As for her blood-donation advocacy, Wong is quick to tell people that donating a pint of blood can save up to three lives. “That’s something that I’ve always kept in the back of my head whenever I go in” to donate, she said.

She first donated blood last year, when she turned 16, after rushing home to have her mother sign a permission slip to donate at school. “I was always for advocating for saving lives,” Wong said. “That was always a big part for me — especially since certain diseases run in my family, such as cancer and things of that sort. People need blood every day. It’s very much in dire need, especially around the winter season.”

According to the New York Blood Center, winter is a difficult time to collect blood, because planned vacations and cold weather inhibit people’s motivation to donate. Someone in the United States needs blood every two seconds, according to the American Red Cross. Cancer patients, trauma patients, sickle cell patients, burn patients, organ transplant patients and those with chronic diseases all need donated blood.

Wong has been rescuing cats in her neighborhood since 2018, and it all started with a black cat with white toes that she named Mittens. From then on, she encouraged her whole family to get involved. She fed Mittens milk and cat food, and one day she had kittens.

“Then I realized there was growth within the cat population within Elmont, and I thought, we definitely need to help these kitties,” Wong said. “I didn’t like the state that they were in.”

She even asked her father to build a shelter outside so stray cats had a place to go in cold weather. Tiffany and her dad have helped at least a dozen stray cats in the past five years, but it’s a bit tricky to catch them. She believes that spaying and neutering them is essential.

“As an animal lover myself, it really breaks my heart to see animals in pain or struggling throughout the community,” Wong said. “Especially knowing that I can put my best foot forward and help them have a better life.”

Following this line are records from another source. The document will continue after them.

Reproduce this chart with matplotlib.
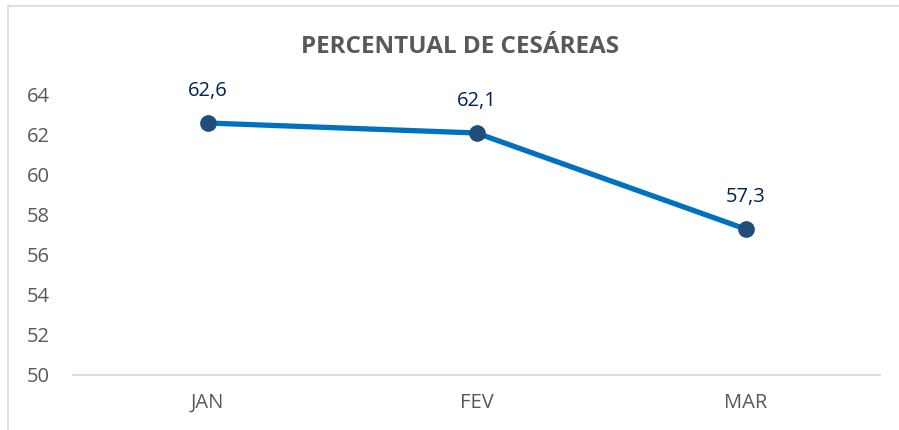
import matplotlib
matplotlib.use("Agg")
import matplotlib.pyplot as plt
from matplotlib.patches import Rectangle

months = ["JAN", "FEV", "MAR"]
values = [62.6, 62.1, 57.3]
labels = ["62,6", "62,1", "57,3"]
yticks = [50, 52, 54, 56, 58, 60, 62, 64]

W, H = 899, 430
fig = plt.figure(figsize=(W/100, H/100), dpi=100)
plt.rcParams['font.family'] = ['Open Sans', 'DejaVu Sans']

# outer border
fig.patches.append(Rectangle((8/W, -0.1), 2, (H-6)/H + 0.1, transform=fig.transFigure,
                             fill=False, edgecolor="#D9D9D9", linewidth=1.2))

ax = fig.add_axes([73/W, 55/H, (880-73)/W, (375-95)/H])
x = list(range(len(months)))
ax.plot(x, values, color="#0070C0", linewidth=3.8, zorder=2, solid_capstyle="round")
ax.plot(x, values, linestyle="none", marker="o", markersize=11,
        markerfacecolor="#1F4E79", markeredgecolor="#1F4E79", zorder=3)
for xi, v, lab in zip(x, values, labels):
    ax.annotate(lab, (xi, v), xytext=(0, 23), textcoords="offset points",
                ha="center", va="center", color="#002060", fontsize=14.5)

ax.set_xlim(-0.5, 2.5)
ax.set_ylim(50, 64)
ax.set_yticks(yticks)
ax.set_yticklabels([str(t) for t in yticks])
ax.set_xticks(x)
ax.set_xticklabels(months)
for s in ["top", "right", "left"]:
    ax.spines[s].set_visible(False)
ax.spines["bottom"].set_color("#D9D9D9")
ax.spines["bottom"].set_linewidth(1.3)
ax.tick_params(axis="both", length=0, labelsize=14.5, colors="#595959")
ax.tick_params(axis="y", pad=17)
ax.tick_params(axis="x", pad=13)

fig.text(460/W, 1 - 47/H, "PERCENTUAL DE CESÁREAS", ha="center", va="center",
         fontsize=17.5, fontweight="bold", color="#595959")

fig.savefig("out.png", dpi=100)
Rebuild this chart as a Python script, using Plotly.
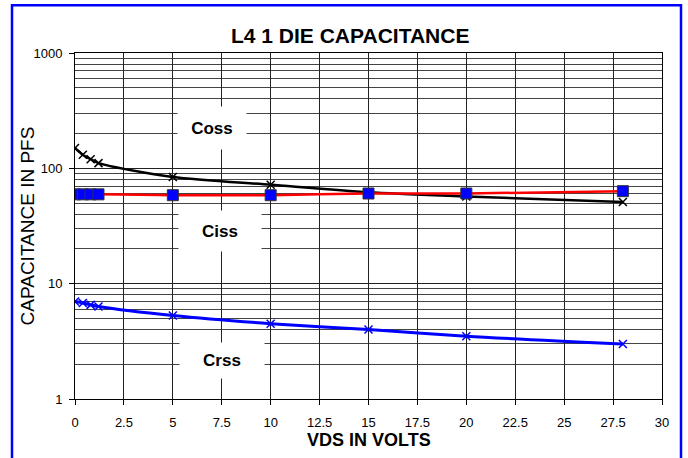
import plotly.graph_objects as go

# ---- data ----
vds = [0, 0.4, 0.8, 1.2, 5, 10, 15, 20, 28]
coss = [150, 131, 120, 111, 84, 72, 62, 57, 51]
ciss = [59.5, 59.5, 59.5, 59.5, 58.5, 58.5, 60.5, 60.5, 63.4]
crss = [7.0, 6.8, 6.55, 6.35, 5.3, 4.5, 4.0, 3.5, 3.0]

x_ticks = [0, 2.5, 5, 7.5, 10, 12.5, 15, 17.5, 20, 22.5, 25, 27.5, 30]
x_tick_text = ["0", "2.5", "5", "7.5", "10", "12.5", "15", "17.5", "20", "22.5", "25", "27.5", "30"]
y_major = [1, 10, 100, 1000]
y_major_text = ["1", "10", "100", "1000"]
y_minor = [m * d for d in (1, 10, 100) for m in range(2, 10)]

title_text = "L4 1 DIE CAPACITANCE"
x_title = "VDS IN VOLTS"
y_title = "CAPACITANCE IN PFS"
series_labels = ["Coss", "Ciss", "Crss"]

FONT = "Liberation Sans, Arial, sans-serif"

fig = go.Figure()
fig.add_trace(go.Scatter(
    x=vds, y=coss, name="Coss", mode="lines+markers",
    line=dict(color="black", width=2.5, shape="spline", smoothing=0.8),
    marker=dict(symbol="x-thin", size=8, line=dict(color="black", width=1.5)),
))
fig.add_trace(go.Scatter(
    x=vds, y=ciss, name="Ciss", mode="lines+markers",
    line=dict(color="#ff0000", width=2.5, shape="spline", smoothing=0.8),
    marker=dict(symbol="square", size=11, color="#0000ff", line=dict(color="#333333", width=1)),
))
fig.add_trace(go.Scatter(
    x=vds, y=crss, name="Crss", mode="lines+markers",
    line=dict(color="#0000ff", width=3, shape="spline", smoothing=0.8),
    marker=dict(symbol="x-thin", size=8, line=dict(color="#0000ff", width=1.5)),
))

# label boxes (white background hides the grid behind them)
label_pos = [(0.233, 0.783, 66, 40), (0.247, 0.485, 80, 38), (0.250, 0.110, 82, 33)]
annotations = []
for lab, (px, py, w, h) in zip(series_labels, label_pos):
    annotations.append(dict(
        text="<b>%s</b>" % lab, xref="paper", yref="paper", x=px, y=py,
        xanchor="center", yanchor="middle", showarrow=False,
        width=w, height=h, bgcolor="white",
        font=dict(family=FONT, size=17, color="black"),
    ))
annotations.append(dict(
    text="<b>%s</b>" % title_text, xref="paper", yref="paper", x=0.4685, y=1.052,
    xanchor="center", yanchor="middle", showarrow=False,
    font=dict(family=FONT, size=21, color="black"),
))
annotations.append(dict(
    text="<b>%s</b>" % x_title, xref="paper", yref="paper", x=0.5, y=-0.118,
    xanchor="center", yanchor="middle", showarrow=False,
    font=dict(family=FONT, size=18, color="black"),
))
annotations.append(dict(
    text=y_title, xref="paper", yref="paper", x=-0.081, y=0.5, textangle=-90,
    xanchor="center", yanchor="middle", showarrow=False,
    font=dict(family=FONT, size=19, color="black"),
))

fig.update_layout(
    width=688, height=458,
    margin=dict(l=75, r=26, t=53, b=59),
    paper_bgcolor="white", plot_bgcolor="white",
    showlegend=False,
    annotations=annotations,
    shapes=[dict(type="rect", xref="paper", yref="paper",
                 x0=(12 - 75) / 587, x1=(681 - 75) / 587,
                 y0=(399 - 470) / 346.3, y1=(399 - 5) / 346.3,
                 line=dict(color="#0000ff", width=2.5), layer="below")],
    xaxis=dict(
        range=[0, 30], tickvals=x_ticks, ticktext=x_tick_text,
        showgrid=True, gridcolor="#222222", gridwidth=1, zeroline=False,
        showline=True, linecolor="black", linewidth=1, mirror=True,
        ticks="outside", ticklen=5, tickcolor="black",
        ticklabelstandoff=6,
        tickfont=dict(family=FONT, size=13, color="black"),
    ),
    yaxis=dict(
        type="log", range=[0, 3], tickvals=y_major, ticktext=y_major_text,
        showgrid=True, gridcolor="#222222", gridwidth=1,
        showline=True, linecolor="black", linewidth=1, mirror=True,
        ticks="outside", ticklen=5, tickcolor="black",
        ticklabelstandoff=4,
        tickfont=dict(family=FONT, size=13, color="black"),
        minor=dict(tickvals=y_minor, showgrid=True, gridcolor="#444444", gridwidth=1, ticks=""),
    ),
)

fig.write_html(
    "out.html",
    config={"displayModeBar": False},
    post_script="document.body.style.margin='0';document.body.style.overflow='hidden';",
)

Last August, Wong represented Elmont at the Miss New York Teen USA Pageant, and was named first runner-up.

“I truly love my community, and I will do my best to further contribute and do what I can to make it as beautiful as I see it,” she said.

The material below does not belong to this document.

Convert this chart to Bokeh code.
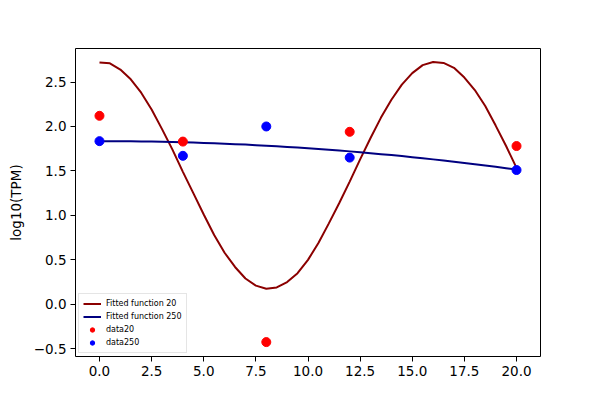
from bokeh.plotting import figure
from bokeh.models import FixedTicker, Range1d, Legend, LegendItem
from bokeh.embed import file_html
from bokeh.resources import INLINE

# Data points
t_data = [0, 4, 8, 12, 20]
data20 = [2.12, 1.83, -0.425, 1.94, 1.78]
data250 = [1.835, 1.67, 2.00, 1.65, 1.51]

# Fitted curves
t_fit = [0.0, 0.5, 1.0, 1.5, 2.0, 2.5, 3.0, 3.5, 4.0, 4.5, 5.0, 5.5, 6.0, 6.5,
         7.0, 7.5, 8.0, 8.5, 9.0, 9.5, 10.0, 10.5, 11.0, 11.5, 12.0, 12.5,
         13.0, 13.5, 14.0, 14.5, 15.0, 15.5, 16.0, 16.5, 17.0, 17.5, 18.0,
         18.5, 19.0, 19.5, 20.0]
fit20 = [2.72, 2.71, 2.64, 2.53, 2.38, 2.19, 1.97, 1.74, 1.49, 1.25, 1.01,
         0.78, 0.58, 0.42, 0.29, 0.21, 0.175, 0.19, 0.25, 0.35, 0.50, 0.69,
         0.91, 1.14, 1.38, 1.63, 1.87, 2.10, 2.30, 2.47, 2.60, 2.69, 2.725,
         2.715, 2.66, 2.55, 2.41, 2.23, 2.01, 1.78, 1.535]
fit250 = [1.835, 1.835, 1.834, 1.833, 1.832, 1.830, 1.828, 1.825, 1.822,
          1.819, 1.815, 1.811, 1.806, 1.801, 1.796, 1.790, 1.784, 1.777,
          1.770, 1.763, 1.755, 1.747, 1.738, 1.729, 1.720, 1.710, 1.700,
          1.689, 1.678, 1.667, 1.655, 1.643, 1.630, 1.617, 1.604, 1.590,
          1.576, 1.561, 1.546, 1.531, 1.515]

x_ticks = [0, 2.5, 5, 7.5, 10, 12.5, 15, 17.5, 20]
x_tick_labels = ["0.0", "2.5", "5.0", "7.5", "10.0", "12.5", "15.0", "17.5", "20.0"]
y_ticks = [-0.5, 0, 0.5, 1.0, 1.5, 2.0, 2.5]
y_tick_labels = ["\u22120.5", "0.0", "0.5", "1.0", "1.5", "2.0", "2.5"]

p = figure(width=592, height=392, output_backend="svg", toolbar_location=None,
           x_range=Range1d(-1.15, 21.15), y_range=Range1d(-0.587, 2.877),
           min_border_left=75, min_border_right=52, min_border_top=48,
           min_border_bottom=36)

p.grid.visible = False
p.outline_line_color = "black"
p.outline_line_width = 1
p.background_fill_color = "white"
p.border_fill_color = "white"

for ax in (p.xaxis[0], p.yaxis[0]):
    ax.axis_line_color = None
    ax.major_tick_in = 0
    ax.major_tick_out = 5
    ax.major_tick_line_color = "black"
    ax.minor_tick_line_color = None
    ax.major_label_text_font = "DejaVu Sans"
    ax.major_label_text_font_size = "13.5px"
    ax.major_label_text_color = "black"
    ax.major_label_standoff = 4

p.xaxis.ticker = FixedTicker(ticks=x_ticks)
p.xaxis.major_label_overrides = {t: l for t, l in zip(x_ticks, x_tick_labels)}
p.yaxis.ticker = FixedTicker(ticks=y_ticks)
p.yaxis.major_label_overrides = {t: l for t, l in zip(y_ticks, y_tick_labels)}

p.yaxis.axis_label = "log10(TPM)"
p.yaxis.axis_label_text_font = "DejaVu Sans"
p.yaxis.axis_label_text_font_size = "13.5px"
p.yaxis.axis_label_text_font_style = "normal"
p.yaxis.axis_label_text_color = "black"
p.yaxis.axis_label_standoff = 7

l20 = p.line(t_fit, fit20, line_color="#8B0000", line_width=2)
l250 = p.line(t_fit, fit250, line_color="#000080", line_width=2)
s20 = p.scatter(t_data, data20, size=9, fill_color="red", line_color="red")
s250 = p.scatter(t_data, data250, size=9, fill_color="blue", line_color="blue")

legend = Legend(items=[
    LegendItem(label="Fitted function 20", renderers=[l20]),
    LegendItem(label="Fitted function 250", renderers=[l250]),
    LegendItem(label="data20", renderers=[s20]),
    LegendItem(label="data250", renderers=[s250]),
], location="bottom_left")
legend.label_text_font = "DejaVu Sans"
legend.label_text_font_size = "8px"
legend.label_text_color = "black"
legend.label_height = 11
legend.glyph_height = 11
legend.glyph_width = 18
legend.spacing = 2
legend.padding = 4
legend.margin = 3
legend.label_standoff = 5
legend.border_line_color = "#cccccc"
legend.border_line_width = 1
legend.background_fill_alpha = 0.8
p.add_layout(legend)

open("out.html", "w").write(file_html(p, INLINE))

At the high school, Wong is a captain of the track and cheerleading teams, a member of the Key Club and the Mock Trial Club, and a member of national senior, Mu Alpha Theta and Rho Kappa Social Studies honor societies. She is also vice president of Leading Ladies, in which she and others help young women of color to find themselves and expand their knowledge of other people’s experiences and how those experiences may affect them in their daily lives.

She will be recognized for her community service at the Nassau Board of Cooperative Education Services’ Education Partners Awards Gala on May 7. She was nominated for the honor by Elmont Parent Teacher Student Association President Lynette Battle and Assemblywoman Michaelle Solages.

Battle describes Wong as “out front and present” in Elmont. “She is very active inside school and out,” Battle said. “She is very visible in the community, and she is a role model to a lot of kids.”

Wong said she is honored to have the opportunity to represent her community at the gala. “I’m truly thankful for this opportunity,” she said, “and I hope to further expand upon my talent and my knowledge of education and continue to give back to the Elmont community.”